Untuk Kita yang Kadung Saling Mencinta; Sebelum Perbedaan Keyakinan Terlanjur Mencabik, Mari Saling Menjauh

Layaknya sebuah pertandingan. Pasti ada yang menang dan kalah. Ada yang bahagia dan sedih. Ada pula yang melukai dan dilukai. Segala yang ada didunia ini sudah lazimnya diciptakan berpasangan. Begitu pula dengan kita. Aku dan kau. Kita terjebak dalam sebuah cerita yang entah bagaimana awal mulanya. Namun, yang aku pahami pasti. Dalam kisah ini tak ada yang melukai dan dilukai. Kita sama-sama telah terluka.

Advertisement

Perkenalan kita adalah ketidakmungkinan yang menjadi nyata. Meski pada awalnya aku tak menyapamu sepenuh hati

Kau tahu pada awalnya kita sama sekali tak saling mengenal. Nyaris tak ada peluang yang memungkinkan kita untuk saling kenal. Kita tak pernah satu lingkungan tempat tinggal. Kau juga bukan kakak angkatan atau adik angkatanku. Bahkan tak ada satu pun temanku yang mengenalmu. Namun, Tuhan telah menggariskan cara yang demikian sempurna untuk perkenalan kita. Salah satu sepupu memperkenalkanku padamu.

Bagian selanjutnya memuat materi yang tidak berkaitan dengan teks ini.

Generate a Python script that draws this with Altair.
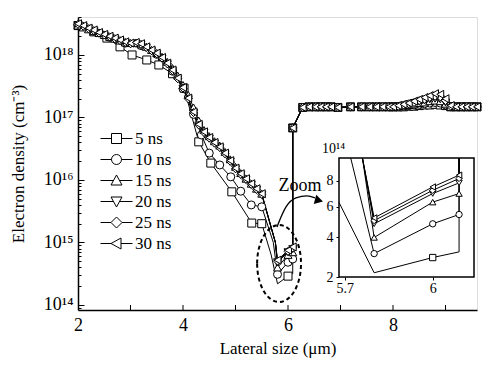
import altair as alt
import pandas as pd

SERIES = ["5 ns", "10 ns", "15 ns", "20 ns", "25 ns", "30 ns"]
SHAPES = ["square", "circle", "triangle-up", "triangle-down", "diamond", "triangle-left"]
FONT = "Liberation Serif"

# ---- main descending part (log10 of electron density, cm^-3) ----
X5 = [2.0, 2.3, 2.55, 2.8, 3.03, 3.31, 3.54, 3.8, 4.02, 4.30, 4.53, 4.93, 5.31, 5.50]
LOG5 = [18.47, 18.37, 18.27, 18.13, 18.00, 17.92, 17.84, 17.70, 17.47, 16.61, 16.27, 15.81, 15.31, 15.30]

X10 = [2.0, 2.3, 2.6, 2.9, 3.2, 3.5, 3.8, 4.0, 4.2, 4.35, 4.5, 4.7, 4.91, 5.1, 5.3, 5.5]
LOG10 = [18.48, 18.38, 18.28, 18.19, 18.15, 18.01, 17.74, 17.46, 17.05, 16.72, 16.43, 16.24, 16.05, 15.82, 15.60, 15.57]

X_DENSE = [2.0, 2.1, 2.2, 2.3, 2.4, 2.5, 2.6, 2.7, 2.8, 2.9, 3.0, 3.1, 3.2, 3.3, 3.4, 3.5, 3.6, 3.7,
           3.8, 3.9, 4.0, 4.1, 4.2, 4.3, 4.4, 4.5, 4.6, 4.7, 4.8, 4.9, 5.0, 5.1, 5.2, 5.3, 5.4, 5.5]
LOG15 = [18.47, 18.44, 18.41, 18.38, 18.35, 18.32, 18.29, 18.26, 18.23, 18.20, 18.19, 18.20, 18.17, 18.13,
         18.08, 18.03, 17.97, 17.89, 17.79, 17.67, 17.52, 17.36, 17.16, 16.95, 16.80, 16.70, 16.62, 16.55,
         16.45, 16.33, 16.21, 16.11, 16.02, 15.94, 15.86, 15.78]
LOG20 = [18.48, 18.45, 18.42, 18.38, 18.34, 18.31, 18.28, 18.25, 18.22, 18.19, 18.17, 18.18, 18.16, 18.11,
         18.06, 18.01, 17.94, 17.85, 17.74, 17.61, 17.46, 17.29, 17.07, 16.87, 16.75, 16.66, 16.58, 16.51,
         16.41, 16.29, 16.17, 16.08, 16.00, 15.92, 15.84, 15.76]
LOG25 = [18.49, 18.46, 18.42, 18.39, 18.35, 18.32, 18.29, 18.26, 18.23, 18.20, 18.18, 18.19, 18.17, 18.12,
         18.07, 18.02, 17.95, 17.86, 17.75, 17.62, 17.47, 17.30, 17.08, 16.88, 16.76, 16.67, 16.59, 16.52,
         16.42, 16.30, 16.18, 16.09, 16.01, 15.93, 15.85, 15.77]
LOG30 = [18.50, 18.47, 18.43, 18.40, 18.36, 18.33, 18.30, 18.27, 18.24, 18.21, 18.19, 18.20, 18.18, 18.13,
         18.08, 18.03, 17.96, 17.87, 17.76, 17.63, 17.48, 17.31, 17.09, 16.89, 16.77, 16.68, 16.60, 16.53,
         16.43, 16.31, 16.19, 16.10, 16.02, 15.94, 15.86, 15.78]

# ---- minimum region (values in 1e14 cm^-3) ----
ENTRY_X = [5.68, 5.72, 5.76, 5.76, 5.76, 5.76]
ENTRY_V = [6.3, 10.0, 10.0, 10.0, 10.0, 10.0]
TAIL_X = [5.8, 6.0, 6.09]
TAIL_V = [[2.18, 2.89, 3.18], [3.09, 4.82, 5.44], [3.98, 6.32, 6.97],
          [4.82, 6.97, 7.82], [5.03, 7.22, 8.19], [5.21, 7.49, 8.47]]
TAIL_MARK = [[False, True, False], [True, True, True], [True, True, True],
             [True, True, True], [True, True, True], [True, True, True]]
INSET_TOP = 10.0
JUMP_X = 6.09
JUMP_TOP = 6.8e16

# ---- plateau ----
FLAT_A_X = [6.28, 6.40, 6.52, 6.62, 6.72, 6.82, 6.95, 7.19, 7.40, 7.55, 7.68, 7.80, 7.92]
FLAT_A_LOG = [17.16, 17.17, 17.17, 17.17, 17.17, 17.17, 17.16, 17.17, 17.17, 17.17, 17.17, 17.17, 17.17]
FLAT_B_X = [8.0, 8.1, 8.2, 8.3, 8.4, 8.5, 8.6, 8.7, 8.8, 8.9, 9.0, 9.1, 9.2, 9.3, 9.4, 9.5, 9.6]
FLAT_B_LOG = [
    [17.17, 17.17, 17.17, 17.18, 17.18, 17.19, 17.20, 17.20, 17.21, 17.20, 17.19, 17.17, 17.17, 17.17, 17.17, 17.17, 17.17],
    [17.17, 17.17, 17.18, 17.19, 17.20, 17.21, 17.22, 17.23, 17.24, 17.23, 17.20, 17.17, 17.17, 17.17, 17.17, 17.17, 17.17],
    [17.17, 17.18, 17.19, 17.20, 17.21, 17.23, 17.24, 17.26, 17.27, 17.26, 17.22, 17.17, 17.17, 17.17, 17.17, 17.17, 17.17],
    [17.17, 17.18, 17.19, 17.21, 17.23, 17.25, 17.27, 17.29, 17.30, 17.29, 17.24, 17.18, 17.17, 17.17, 17.17, 17.17, 17.17],
    [17.17, 17.18, 17.20, 17.22, 17.24, 17.27, 17.29, 17.32, 17.34, 17.33, 17.27, 17.18, 17.17, 17.17, 17.17, 17.17, 17.17],
    [17.17, 17.19, 17.21, 17.23, 17.26, 17.29, 17.32, 17.35, 17.38, 17.37, 17.30, 17.19, 17.17, 17.17, 17.17, 17.17, 17.17],
]

HEADS = [(X5, LOG5), (X10, LOG10), (X_DENSE, LOG15), (X_DENSE, LOG20), (X_DENSE, LOG25), (X_DENSE, LOG30)]

# axis ticks on the x axis (drawn inward)
X_TICKS = [3, 4, 5, 6, 7, 8, 9]

# annotation
ELLIPSE_X, ELLIPSE_Y = [5.83], [4.6e14]
ARROW_X = [5.79, 5.962, 6.152, 6.362, 6.514]
ARROW_Y = [1.77e15, 3.70e15, 5.15e15, 5.55e15, 5.15e15]
HEAD_X, HEAD_Y = [6.59], [4.7e15]
ZOOM_X, ZOOM_Y = [6.23], [7.9e15]

rows = []
for i, s in enumerate(SERIES):
    def add(x, y, m):
        rows.append({"series": s, "idx": len(rows), "x": x, "y": y, "mark": m})
    xs, ls = HEADS[i]
    for x, lv in zip(xs, ls):
        add(x, 10 ** lv, True)
    add(ENTRY_X[i], ENTRY_V[i] * 1e14, False)
    for x, v, m in zip(TAIL_X, TAIL_V[i], TAIL_MARK[i]):
        add(x, v * 1e14, m)
    add(JUMP_X, INSET_TOP * 1e14, False)
    add(JUMP_X, JUMP_TOP, True)
    for x, lv in zip(FLAT_A_X, FLAT_A_LOG):
        add(x, 10 ** lv, True)
    for x, lv in zip(FLAT_B_X, FLAT_B_LOG[i]):
        add(x, 10 ** lv, True)
df = pd.DataFrame(rows)

W, H = 399, 293
XDOM = [2.0, 9.6]
YDOM = [8.3e13, 4.05e18]
xs_main = alt.Scale(domain=XDOM, nice=False, zero=False)
ys_main = alt.Scale(type="log", domain=YDOM, nice=False)

SUP = {"14": "10¹⁴", "15": "10¹⁵", "16": "10¹⁶", "17": "10¹⁷", "18": "10¹⁸"}
ylab = "''"
for e in ["14", "15", "16", "17", "18"]:
    ylab = f"(abs(datum.value - 1e{e}) < 1e{int(e)-3}) ? '{SUP[e]}' : " + ylab
ytick_vals = []
for e in range(13, 19):
    for m in range(1, 10):
        v = m * 10 ** e
        if YDOM[0] <= v <= YDOM[1]:
            ytick_vals.append(v)
major_test = "abs(log(datum.value)/LN10 - round(log(datum.value)/LN10)) < 0.001"

base = alt.Chart(df)

lines = base.mark_line(color="black", strokeWidth=1).encode(
    x=alt.X("x:Q", scale=xs_main, axis=alt.Axis(
        values=[2, 4, 6, 8], ticks=False, grid=False, domain=True, domainColor="black", domainWidth=1.5,
        labelFont=FONT, labelFontSize=18, labelColor="black", labelPadding=6, labelFlush=False,
        title="Lateral size (μm)", titleFont=FONT, titleFontSize=17, titleFontWeight="normal",
        titleColor="black", titlePadding=6)),
    y=alt.Y("y:Q", scale=ys_main, axis=alt.Axis(
        values=[1e14, 1e15, 1e16, 1e17, 1e18], labelExpr=ylab, ticks=False, grid=False, domain=True,
        domainColor="black", domainWidth=1.5, labelFont=FONT, labelFontSize=18, labelColor="black",
        labelPadding=5, title="Electron density (cm⁻³)", titleFont=FONT, titleFontSize=17,
        titleFontWeight="normal", titleColor="black", titlePadding=16)),
    detail="series:N",
    order="idx:Q",
)

points = base.transform_filter("datum.mark").mark_point(
    fill="white", stroke="black", strokeWidth=1, size=64, opacity=1, filled=False
).encode(
    x=alt.X("x:Q", scale=xs_main, axis=None),
    y=alt.Y("y:Q", scale=ys_main, axis=alt.Axis(
        orient="right", offset=-W, values=ytick_vals, labels=False, domain=False, grid=False,
        tickSize={"condition": {"test": major_test, "value": 6}, "value": 3},
        tickColor="black", tickWidth=1, title=None)),
    shape=alt.Shape("series:N", scale=alt.Scale(domain=SERIES, range=SHAPES), legend=None),
)

xticks = alt.Chart(pd.DataFrame({"x": X_TICKS})).mark_rule(color="black", strokeWidth=1).encode(
    x=alt.X("x:Q", scale=xs_main, axis=None),
    y=alt.value(H - 5), y2=alt.value(H),
)

# legend symbols: line stubs with the marker
LEGEND_PATHS = [
    "M-3.2,0H-1M1,0H3.2M-1,-1H1V1H-1Z",
    "M-3.2,0H-1M1,0H3.2M1,0A1,1 0 1,1 -1,0A1,1 0 1,1 1,0Z",
    "M-3.2,0H-0.6M0.6,0H3.2M0,-1.1L1.1,0.9H-1.1Z",
    "M-3.2,0H-0.6M0.6,0H3.2M0,1.1L1.1,-0.9H-1.1Z",
    "M-3.2,0H-1.1M1.1,0H3.2M0,-1.1L1.1,0L0,1.1L-1.1,0Z",
    "M-3.2,0H-1.1M0.9,-1.1V1.1L-1.1,0ZM0.9,0H3.2",
]
legend_layer = alt.Chart(pd.DataFrame({"series": SERIES})).mark_point(opacity=0).encode(
    shape=alt.Shape("series:N", scale=alt.Scale(domain=SERIES, range=LEGEND_PATHS),
                    legend=alt.Legend(orient="none", legendX=30, legendY=113, title=None,
                                      symbolSize=100, symbolFillColor="white", symbolStrokeColor="black",
                                      symbolStrokeWidth=1, symbolOpacity=1, labelFont=FONT,
                                      labelFontSize=17, labelColor="black", labelOffset=10,
                                      rowPadding=3, padding=0)),
)

ax_none_x = alt.X("x:Q", scale=xs_main, axis=None)
ax_none_y = alt.Y("y:Q", scale=ys_main, axis=None)

ELLIPSE_PATH = "M-0.57,0A0.57,1 0 1,1 0.57,0A0.57,1 0 1,1 -0.57,0Z"
ellipse = alt.Chart(pd.DataFrame({"x": ELLIPSE_X, "y": ELLIPSE_Y})).mark_point(
    shape=ELLIPSE_PATH, size=5929, stroke="black", strokeWidth=2, strokeDash=[4, 3],
    filled=False, opacity=1).encode(x=ax_none_x, y=ax_none_y)

arrow = alt.Chart(pd.DataFrame({"x": ARROW_X, "y": ARROW_Y})).mark_line(
    color="black", strokeWidth=1.3, interpolate="monotone").encode(x=ax_none_x, y=ax_none_y)
arrow_head = alt.Chart(pd.DataFrame({"x": HEAD_X, "y": HEAD_Y})).mark_point(
    shape="triangle-right", size=90, filled=True, color="black", opacity=1, angle=15).encode(
    x=ax_none_x, y=ax_none_y)
zoom_text = alt.Chart(pd.DataFrame({"x": ZOOM_X, "y": ZOOM_Y, "t": ["Zoom"]})).mark_text(
    font=FONT, fontSize=18, color="black", align="center", baseline="middle").encode(
    x=ax_none_x, y=ax_none_y, text="t:N")

# ---- inset ----
IX_DOM = [5.68, 6.141]
IY_DOM = [2, 10]
IX_RANGE = [261, 396]
IY_RANGE = [260, 141]
ixs = alt.Scale(domain=IX_DOM, range=IX_RANGE, nice=False, zero=False)
iys = alt.Scale(type="pow", exponent=0.5, domain=IY_DOM, range=IY_RANGE, nice=False, zero=False)

inset_box = alt.Chart(pd.DataFrame({"x": [IX_DOM[0]], "x2": [IX_DOM[1]], "y": [IY_DOM[0]], "y2": [IY_DOM[1]]})).mark_rect(
    fill="white", stroke="black", strokeWidth=1.5).encode(
    x=alt.X("x:Q", scale=ixs, axis=alt.Axis(
        orient="bottom", offset=IY_RANGE[0] - H, values=[5.7, 6.0],
        labelExpr="datum.value > 5.9 ? '6' : '5.7'",
        domain=False, grid=False, tickSize=3, tickColor="black", labelFont=FONT, labelFontSize=14,
        labelColor="black", labelPadding=1, title=None)),
    x2="x2:Q",
    y=alt.Y("y:Q", scale=iys, axis=alt.Axis(
        orient="left", offset=-IX_RANGE[0], values=[2, 4, 6, 8], domain=False, grid=False, tickSize=3,
        tickColor="black", labelFont=FONT, labelFontSize=14, labelColor="black", labelPadding=3,
        title="10¹⁴", titleAngle=0, titleX=-6, titleY=131, titleAlign="center", titleBaseline="middle",
        titleFont=FONT, titleFontSize=14, titleFontWeight="normal", titleColor="black")),
    y2="y2:Q",
)

inset_base = base.transform_filter(
    "datum.x >= 5.679 && datum.x <= 6.1 && datum.y <= 1.0001e15"
).transform_calculate(yi="datum.y / 1e14")

inset_lines = inset_base.mark_line(color="black", strokeWidth=1).encode(
    x=alt.X("x:Q", scale=ixs, axis=None),
    y=alt.Y("yi:Q", scale=iys, axis=None),
    detail="series:N", order="idx:Q")
inset_points = inset_base.transform_filter("datum.mark").mark_point(
    fill="white", stroke="black", strokeWidth=1, size=40, opacity=1, filled=False).encode(
    x=alt.X("x:Q", scale=ixs, axis=None),
    y=alt.Y("yi:Q", scale=iys, axis=None),
    shape=alt.Shape("series:N", scale=alt.Scale(domain=SERIES, range=SHAPES), legend=None))

chart = alt.layer(
    lines, points, xticks, legend_layer, ellipse, arrow, arrow_head, zoom_text,
    inset_box, inset_lines, inset_points
).resolve_scale(
    x="independent", y="independent", shape="independent"
).resolve_axis(
    x="independent", y="independent"
).resolve_legend(shape="independent").properties(
    width=W, height=H,
    autosize=alt.AutoSizeParams(type="none"),
    padding={"left": 70, "top": 9, "right": 13, "bottom": 51},
).configure_view(stroke="black", strokeWidth=2).configure_legend(
    labelFont=FONT
).configure(background="white")

chart.save("out.html", embed_options={"renderer": "svg", "actions": False})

Aku mencoba menyapamu lewat salah satu sosial media yang kau miliki. Tentu saja Setelah sepupuku menceritakan kau sebagai laki-laki baik. Lengkap dengan embel-embel pekerja keras dan bertanggung jawab. Tak ada niat apapun sebenarnya. Aku hanya tak enak hati bila harus menolak permintaan sepupuku itu. Toh, tak ada salahnya juga mencoba berteman denganmu. Begitu pikirku saat itu. Dingin, itu kesan pertama yang ku tangkap darimu. Kau acuh tak acuh padaku. Walaupun begitu kau tetep membalas pesan yang ku kirimkan padamu.

Advertisement

Tak bisa dipungkiri kau memang sosok menyenangkan yang tahu betul cara membuat perempuan merasa nyaman

Aku tak lantas menyerah. Paling tidak dengan berhasil menjalin pertemanan denganmu aku berhasil menyenangkan hati sepupuku, begitu pertimbanganku saat itu. Nyatanya, hasil yang didapatkan memang berbanding lurus dengan yang kita lakukan. Kau mulai luluh. Aku mulai mengenalmu sebagai sosok yang hangat.

Advertisement

Hingga suatu hari, pertemuan pertama itu kita rencanakan. Tak ada yang istimewa dari pertemuan pertama itu. Namun, ada satu hal yang membuatnya jadi spesial. Hari itu kau mengantarku hingga rumah. Bahkan kau juga tak segan mengobrol lama dengan kedua orangtuaku. Aku hanya terbengong melihat tingkahmu. Heran sekaligus bertanya-tanya. Namun, aku akui, aku bahagia mendapat perlakukan seperti itu.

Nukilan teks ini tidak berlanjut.